Véronique Rheims : l’éco-branding est né d’une réflexion sur la manière dont une marque, en l’occurrence Citéo, acteur majeur de l’économie circulaire, devait définir sa nouvelle expérience de marque. Il nous a semblé qu’une marque engagée dans l’économie circulaire qui souhaitait incarner la réconciliation entre la performance économique et la performance environnementale, devait se construire sur les fondamentaux de sa promesse de marque. L’intention initiale était que ce nouvel éco-organisme fasse de l’éco-branding son faire-part de naissance. C’est en travaillant sur la manière dont on pouvait trouver le juste équilibre entre impact, différentiation et qualité d’engagement, critères traditionnels de l’expérience de marque d’une part, et préoccupations écologiques d’autre part que nous nous sommes dit qu’il y avait là une démarche intéressante qui méritait d’être formalisée. Avec Citeo, nous avons voulu rendre ce design process Open source. En adoptant le principe de l’éco-branding, Citéo est devenue la première marque éco-brandée, ouvrant ainsi le chemin d’une nouvelle approche de design de marque éco-friendly. L’enjeu étant aussi d’optimiser la performance économique du branding, parce qu’elle permet de faire aussi bien en utilisant moins de ressources.

IN : limiter la quantité d’encre, le nombre de pages imprimées et le poids des fichiers n’a rien de super novateur sur le papier. Brander un concept est-il un moyen de donner l’impression que c’est nouveau ?

V.R. : ces préoccupations ne sont pas nouvelles lorsqu’on se place du côté de l’édition au sens large ou des IT. En revanche ce qui est nouveau, c’est de les placer au cœur de la démarche de branding. Cela va au delà de la simple préoccupation RSE, c’est véritablement avoir une réflexion volontariste sur cette recherche de double performance. Chaque outil de l’éco-branding pris isolément n’a rien de nouveau. Mais les réunir tous ensemble autour d’une démarche commune d’éco-conception d’image de marque, qui repense en amont les ingrédients visuels d’une marque pour limiter son impact écologique et économique tout en préservant ou en amplifiant son impact visuel, ça c’est nouveau. Et ça ne s’est jamais fait avant Citéo.

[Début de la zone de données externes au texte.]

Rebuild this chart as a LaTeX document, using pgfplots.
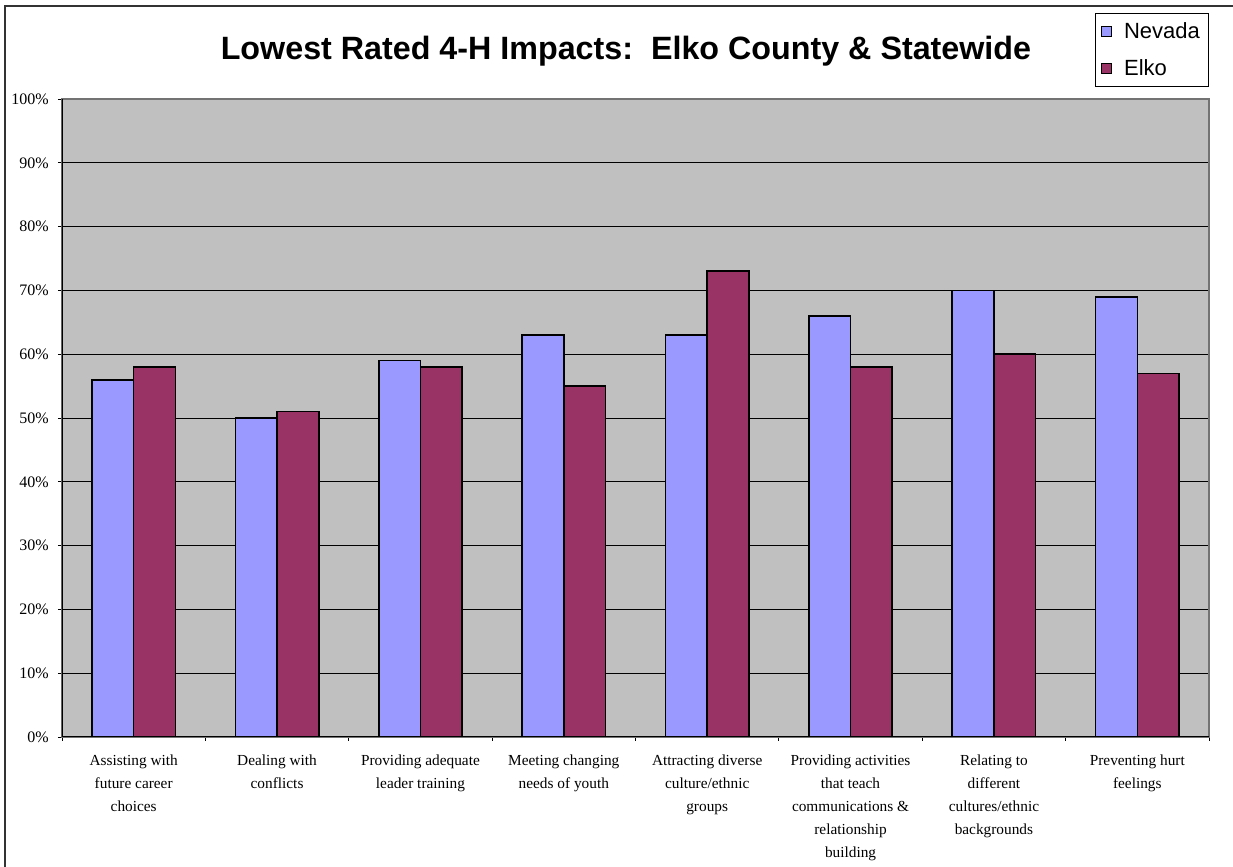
\documentclass[border=0pt]{standalone}
\usepackage{fontspec}
\setmainfont{Liberation Serif}
\setsansfont{Liberation Sans}
\usepackage{pgfplots}
\pgfplotsset{compat=1.18}
\definecolor{nev}{HTML}{9999FF}
\definecolor{elk}{HTML}{993366}
\definecolor{bg}{HTML}{C0C0C0}
\begin{document}
\begin{tikzpicture}
\useasboundingbox (-46.5pt,-97.5pt) rectangle (878.25pt,552.75pt);
\begin{axis}[
  at={(0,0)}, anchor=south west,
  scale only axis, width=860.25pt, height=478.5pt,
  xmin=-0.5, xmax=7.5, ymin=0, ymax=100,
  ybar=0pt, bar width=31.25pt,
  axis background/.style={fill=bg},
  axis line style={draw=black!55, line width=0.8pt},
  ytick={0,10,...,100},
  yticklabels={0\%,10\%,20\%,30\%,40\%,50\%,60\%,70\%,80\%,90\%,100\%},
  ymajorgrids, major grid style={black, line width=0.6pt},
  tick align=outside,
  major tick length=3pt, minor tick length=3pt,
  ytick style={black, line width=0.6pt},
  xtick={0,...,7},
  major x tick style={draw=none},
  minor xtick={-0.5,0.5,...,7.5},
  minor x tick style={black, line width=0.6pt},
  xtick pos=left, ytick pos=left,
  xticklabels={{Assisting with\\future career\\choices},{Dealing with\\conflicts},{Providing adequate\\leader training},{Meeting changing\\needs of youth},{Attracting diverse\\culture/ethnic\\groups},{Providing activities\\that teach\\communications \&\\relationship\\building},{Relating to\\different\\cultures/ethnic\\backgrounds},{Preventing hurt\\feelings}},
  xticklabel style={font=\fontsize{11.5}{17.25}\selectfont, align=center, anchor=north, yshift=-7pt},
  yticklabel style={font=\fontsize{12}{14}\selectfont, xshift=-3.5pt},
  title={Lowest Rated 4-H Impacts:\ \ Elko County \& Statewide},
  title style={font=\sffamily\bfseries\fontsize{24.2}{28}\selectfont, at={(0.4917,1.0611)}, anchor=base, yshift=-5.5pt},
  legend style={at={(1,1.1348)}, anchor=north east, draw=black, fill=white, line width=0.6pt,
    font=\sffamily\fontsize{16.5}{19}\selectfont, row sep=10.5pt, column sep=7pt,
    inner xsep=4.5pt, inner ysep=4.5pt},
  legend cell align=left,
  legend image code/.code={\draw[#1, line width=0.7pt] (0pt,-3.75pt) rectangle (7.5pt,3.75pt);},
]
\addplot[fill=nev, draw=black, line width=1.2pt] coordinates {(0,56) (1,50) (2,59) (3,63) (4,63) (5,66) (6,70) (7,69)};
\addplot[fill=elk, draw=black, line width=1.2pt] coordinates {(0,58) (1,51) (2,58) (3,55) (4,73) (5,58) (6,60) (7,57)};
\legend{Nevada, Elko}
\draw[black, line width=0.9pt] (rel axis cs:0,0) -- (rel axis cs:0,1);
\draw[black, line width=0.9pt] (rel axis cs:0,0) -- (rel axis cs:1,0);
\end{axis}
\draw[black!80, line width=1.5pt] (-42.75pt,-110pt) -- (-42.75pt,548.25pt) -- (900pt,548.25pt);
\end{tikzpicture}
\end{document}
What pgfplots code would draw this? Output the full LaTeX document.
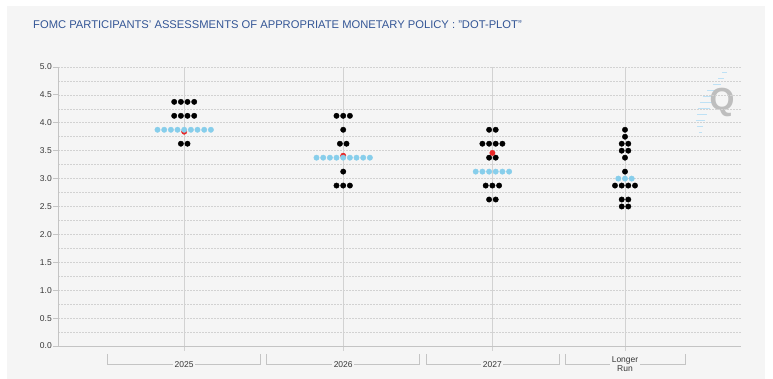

IN : est-ce que ce qui relève du bon sens écologique obligatoire mérite un terme et un concept dédiés présentés comme une approche disruptive ? Et n’est-ce pas la preuve que l’intention écologique dans les modes de production reste à l’état embryonnaire ?

V.R. : le bon sens écologique reste malheureusement la chose la moins bien partagée dans l’univers du branding et de l’expérience de marque, où l’engagement des consommateurs et des clients reste la priorité absolue. C’est là que l’éco-branding prend tout son sens : ne rien renoncer en terme de performance d’engagement et d’expérience tout en optimisant l’impact écologique, c’est un discours totalement nouveau dans l’univers du branding. La transformation environnementale est devenue un sujet de société majeur, on voit de nouvelles initiatives se développer partout, pour tous et dans tous les secteurs (énergie, transport, alimentaire, textile…). Mais la question de la transformation environnementale n’est que très rarement exprimée dans les agences de branding et plus largement dans les agences de communication. L’éco-branding peut être une réponse à la question de la transformation environnementale des marques.

IN : la première intention est-elle de convaincre que l’écologie n’est pas l’ennemie de l’économie et qu’en faisant des économies on réduit son empreinte carbone pour en faire un produit d’appel auprès des millennials ?

V.R. : il ne s’agit en rien de cela. Il ne s’agit pas de dire, de convaincre, mais de faire. Il s’agit pour les marques qui se veulent responsables d’avoir la possibilité d’être cohérentes par rapport à leurs engagements RSE, et d’être attentives aux conséquences écologiques de leurs actions de communication et de marketing. C’est l’attention aux petits détails qui, si elle se multiplie, peut avoir un impact plus large, et c’est cela qui nous intéresse. Et si cette initiative peut susciter une réflexion parmi les professionnels de la communication et du marketing, c’est déjà énorme. Car si aujourd’hui les marques doivent être  » cool  » elles devront aussi être  » good  » pour attirer toute une nouvelle génération de  » consom’acteurs « . Si hier la laideur se vendait mal, demain l’inconscience se vendra très mal.

IN : comment pérenniser dans le temps l’éco-branding comme valeur de marque et peut-il devenir un label ? Si oui, qui le créera ?

V.R. : nous pensons que de plus en plus de marques souhaiteront intégrer cette dimension dans leurs approches du branding et de l’expérience de marque. La question à se poser est : pouvons nous faire aussi bien, mais en optimisant l’impact écologique. C’est une réflexion qui doit être menée au cas par cas. Ce qui reste encore complexe, c’est de quantifier précisément les gains écologiques, et avant de créer un label, c’est ce travail de quantification qui doit être fait. Nous avons commencé, mais il reste encore beaucoup de travail à faire.